Natürlich hat die ständige Impfkommission (Stiko) Gründe für ihre Einschätzung: Ihr fehlen trotz der Zahlen aus den USA belastbare Daten. Und gerade nach dem Contergan-Skandal in den frühen 60er Jahren, ist die Angst davor mit unbekannten Medikamenten dem ungeborenen Kind zu schaden groß. In diesem Fall sollte die Stiko dennoch umdenken und Schwangeren die Möglichkeit geben, selbst zu entscheiden, was sie möchten.
Corona-Pandemie: Für Schwangere ist Verzicht gerade die einzige Möglichkeit, sich und das Baby zu schützen
Wer während dieser Pandemie schwanger ist, muss auf vieles verzichten: Geburtsvorbereitungskurse finden meist nur online statt, der Kontakt zu anderen Schwangeren, den eigenen Eltern oder Verwandten ist eingeschränkt. Ob der Partner bei der Geburt im Krankenhaus dabei sein kann, ob er nach der Geburt im Krankenhaus bleiben oder nur als täglicher Besucher ein Stündchen vorbeikommen darf, ist ungewiss. Wer gerade schwanger ist, verzichtet auf vieles. Weil Verzicht die einzige Möglichkeit ist, sich selbst und das Baby vor einer Corona-Erkrankung zu schützen. Das ist wichtig - gibt es doch Daten, dass Schwangere, sollten sie sich mit dem Coronavirus anstecken, mit höherer Wahrscheinlichkeit einen schweren Krankheitsverlauf haben.
Um Schwangere wenigstens etwas vor einer Infektion zu schützen, dürfen sich enge Kontaktpersonen bevorzugt impfen lassen. Das hilft zwar für das eigene Umfeld. Aber Schwangere verstecken sich ja nicht bis zur Geburt in den eigenen vier Wänden. Sie nehmen am Alltag teil, gehen einkaufen, arbeiten und mindestens alle vier Wochen sind sie beim Arzt. Viele haben schon Kinder, die in die Schule, den Kindergarten oder die Krippe gehen - und nicht geimpft werden dürfen.

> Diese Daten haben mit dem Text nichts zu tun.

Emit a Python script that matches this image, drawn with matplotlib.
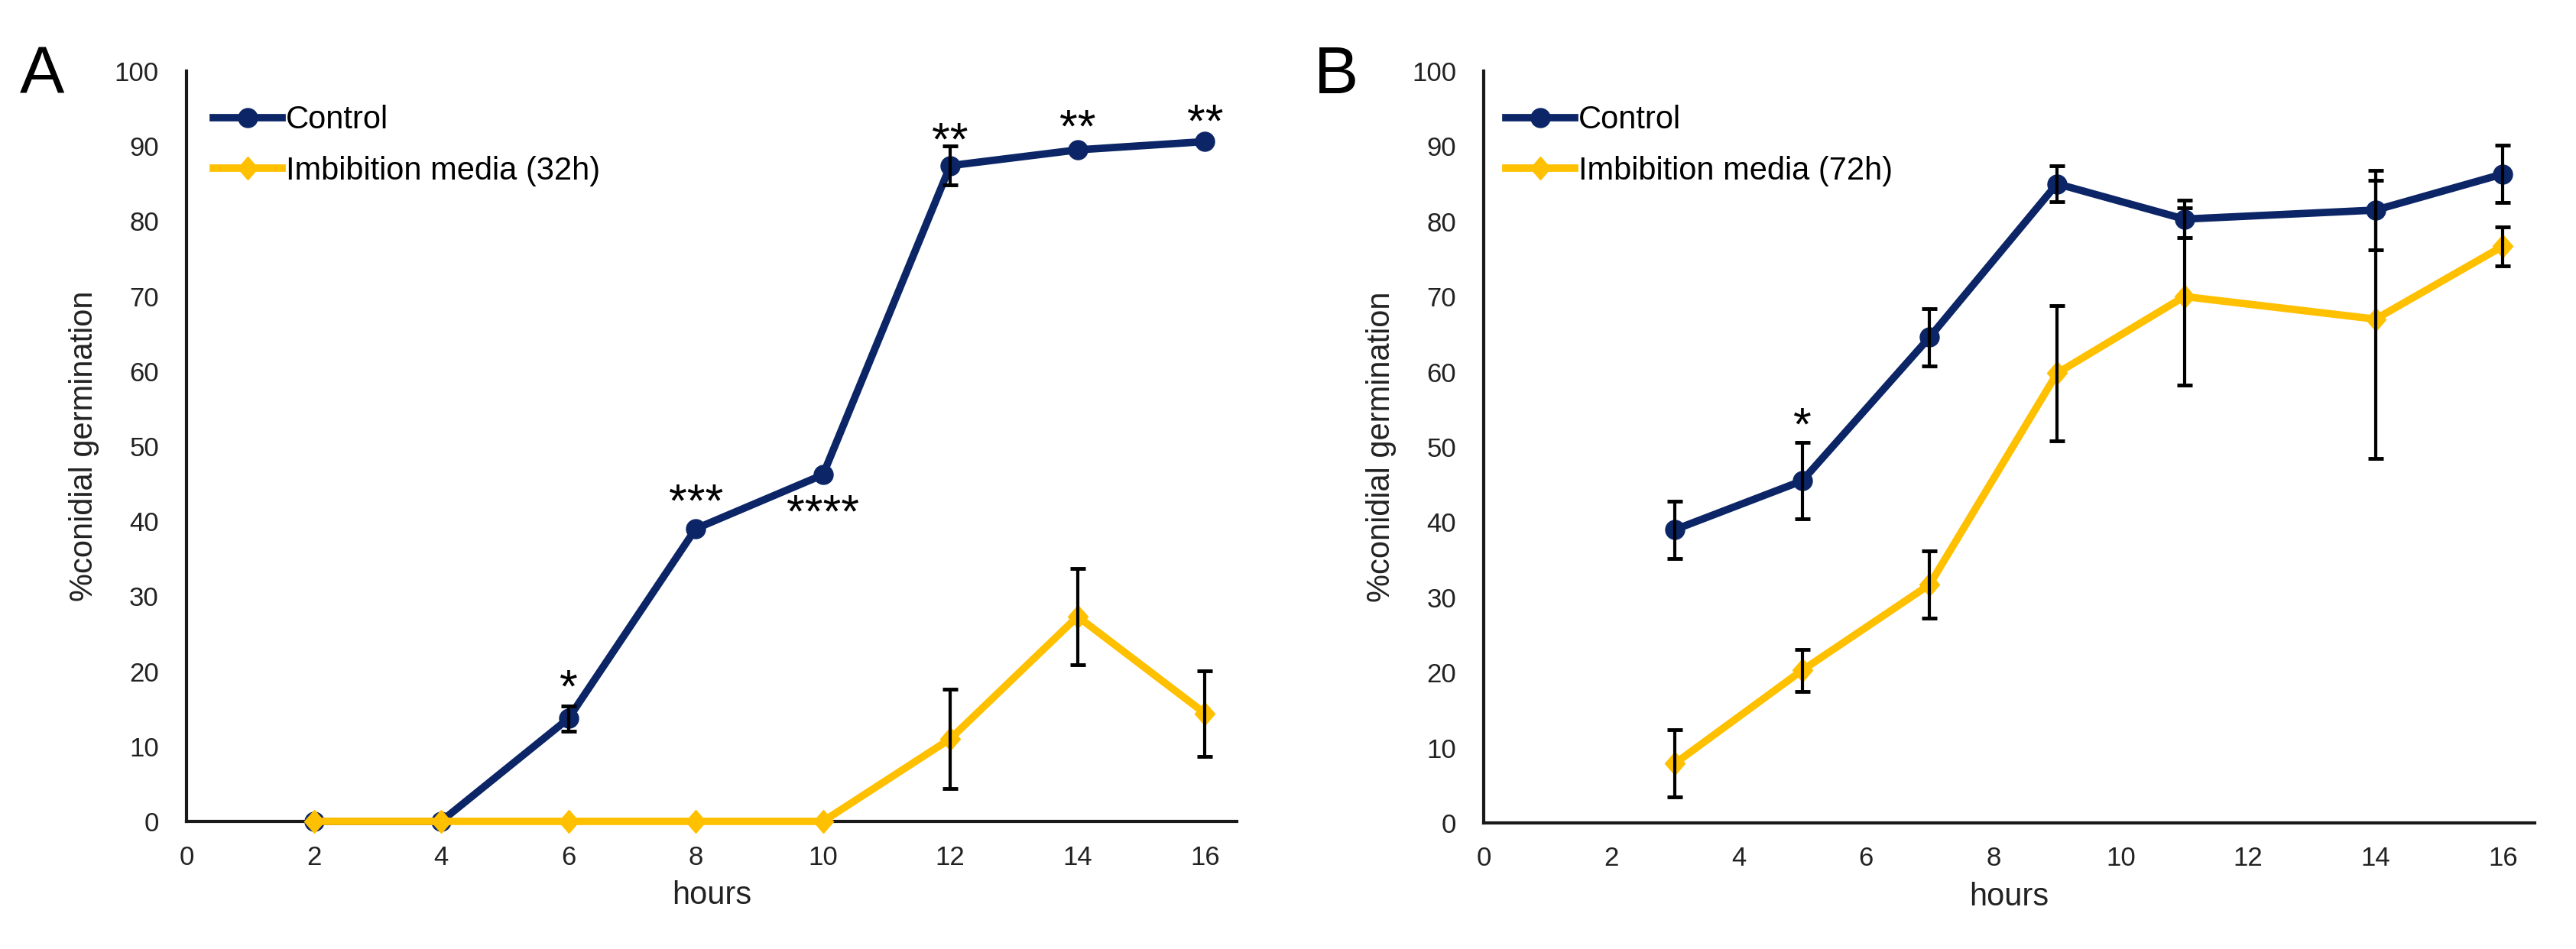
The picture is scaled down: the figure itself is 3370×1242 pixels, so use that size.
import numpy as np
import matplotlib.pyplot as plt
from matplotlib.markers import MarkerStyle
from matplotlib.transforms import Affine2D

plt.rcParams['font.family'] = ['Liberation Sans', 'DejaVu Sans']

navy = '#0b2566'
gold = '#ffc000'
diamond = MarkerStyle('D', transform=Affine2D().scale(0.85, 1.0))

# panel A
hours_a = [2, 4, 6, 8, 10, 12, 14, 16]
control_a = [0, 0, 13.7, 39.0, 46.2, 87.4, 89.5, 90.6]
control_a_err = [0, 0, 1.7, 0, 0, 2.6, 0, 0]
imb_a = [0, 0, 0, 0, 0, 11.0, 27.3, 14.4]
imb_a_err = [0, 0, 0, 0, 0, 6.6, 6.4, 5.7]
stars_a = ['*', '***', '****', '**', '**', '**']
stars_a_x = [6, 8, 10, 12, 14, 16]
stars_a_y = [19.2, 44.0, 42.6, 92.2, 93.9, 94.6]

# panel B
hours_b = [3, 5, 7, 9, 11, 14, 16]
control_b = [39.0, 45.5, 64.6, 85.0, 80.3, 81.5, 86.3]
control_b_err = [3.8, 5.1, 3.8, 2.4, 2.5, 5.3, 3.8]
imb_b = [7.9, 20.3, 31.7, 59.8, 70.0, 67.0, 76.7]
imb_b_err = [4.5, 2.8, 4.5, 9.0, 11.8, 18.5, 2.6]
stars_b = ['*']
stars_b_x = [5]
stars_b_y = [54.3]

fig = plt.figure(figsize=(33.7, 12.42), dpi=100)
ax_a = fig.add_axes([0.0724, 0.1345, 0.4077, 0.7906])
ax_b = fig.add_axes([0.576, 0.1329, 0.408, 0.7923])


def draw(ax, x, ctrl, ctrl_err, imb, imb_err, imb_label, stars, sx, sy, legx):
    ax.plot(x, ctrl, color=navy, lw=7, marker='o', ms=18, label='Control',
            zorder=3, clip_on=False)
    ax.plot(x, imb, color=gold, lw=7, marker=diamond, ms=15, label=imb_label,
            zorder=4, clip_on=False)
    for y, e in [(ctrl, ctrl_err), (imb, imb_err)]:
        e = np.array(e)
        keep = e > 0
        ax.errorbar(np.array(x)[keep], np.array(y)[keep], yerr=e[keep], fmt='none',
                    ecolor='black', elinewidth=3, capsize=7.5, capthick=3.5, zorder=5)
    for s, xx, yy in zip(stars, sx, sy):
        ax.text(xx, yy - 3.3, s, ha='center', va='baseline', fontsize=44)

    ax.set_xlim(0, 16.5)
    ax.set_ylim(0, 100)
    ax.set_xticks(range(0, 17, 2))
    ax.set_yticks(range(0, 101, 10))
    ax.spines['top'].set_visible(False)
    ax.spines['right'].set_visible(False)
    for side in ['left', 'bottom']:
        ax.spines[side].set_linewidth(3)
        ax.spines[side].set_color('#1a1a1a')
    ax.tick_params(axis='x', length=0, pad=22, labelsize=25, colors='#222222')
    ax.tick_params(axis='y', length=0, pad=26, labelsize=25, colors='#222222')
    ax.set_xlabel('hours', fontsize=30, labelpad=10, color='#222222')
    ax.set_ylabel('%conidial germination', fontsize=30, labelpad=14, color='#222222')
    ax.legend(loc='upper left', bbox_to_anchor=(legx, 0.955), frameon=False,
              fontsize=30, handlelength=2.16, handletextpad=0.12, labelspacing=0.64,
              borderaxespad=0, borderpad=0)


draw(ax_a, hours_a, control_a, control_a_err, imb_a, imb_a_err,
     'Imbibition media (32h)', stars_a, stars_a_x, stars_a_y, 0.0255)
draw(ax_b, hours_b, control_b, control_b_err, imb_b, imb_b_err,
     'Imbibition media (72h)', stars_b, stars_b_x, stars_b_y, 0.021)

fig.text(55 / 3370, 1 - 100 / 1242, 'A', fontsize=63, ha='center', va='center')
fig.text(1748 / 3370, 1 - 100 / 1242, 'B', fontsize=63, ha='center', va='center')

fig.savefig('out.png', dpi=100)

Schwangere sind darauf angewiesen, dass die Mehrheit sich für sie mitimpfen lässt
Das Risiko, sich anzustecken, ist bei ihnen genauso hoch wie bei allen anderen auch. Nur im Gegensatz zu allen anderen gibt es für Schwangere keine Hoffnung auf eine baldige Impfung. Sie können selbst nichts tun, um ihr Corona-Risiko zu senken. Sie sind darauf angewiesen, dass die Mehrheit der Deutschen sich für sie mitimpfen lässt. Ein unangenehmes Gefühl, wenn gleichzeitig Impfgegner und Corona-Leugner laut protestierend durch die Straßen ziehen.
Zwar ist die Impfbereitschaft nach einer aktuellen Umfrage des RKI recht hoch - etwa 70 Prozent der Deutschen wollen sich impfen lassen. 30 Prozent lehnen eine Impfung aber ab oder sind noch unentschieden. Wenn sich also im Juni wirklich alle Erwachsenen zur Impfung anmelden können, sollte das auch für Schwangere gelten. Sie sollten die Möglichkeit bekommen - nach einer guten Aufklärung über die möglichen Risiken - selbst für sich und ihr Baby zu entscheiden, ob sie sich impfen lassen möchten oder nicht. Dabei geht es nicht um Privilegien, sondern um den Schutz vor einer tödlichen Krankheit.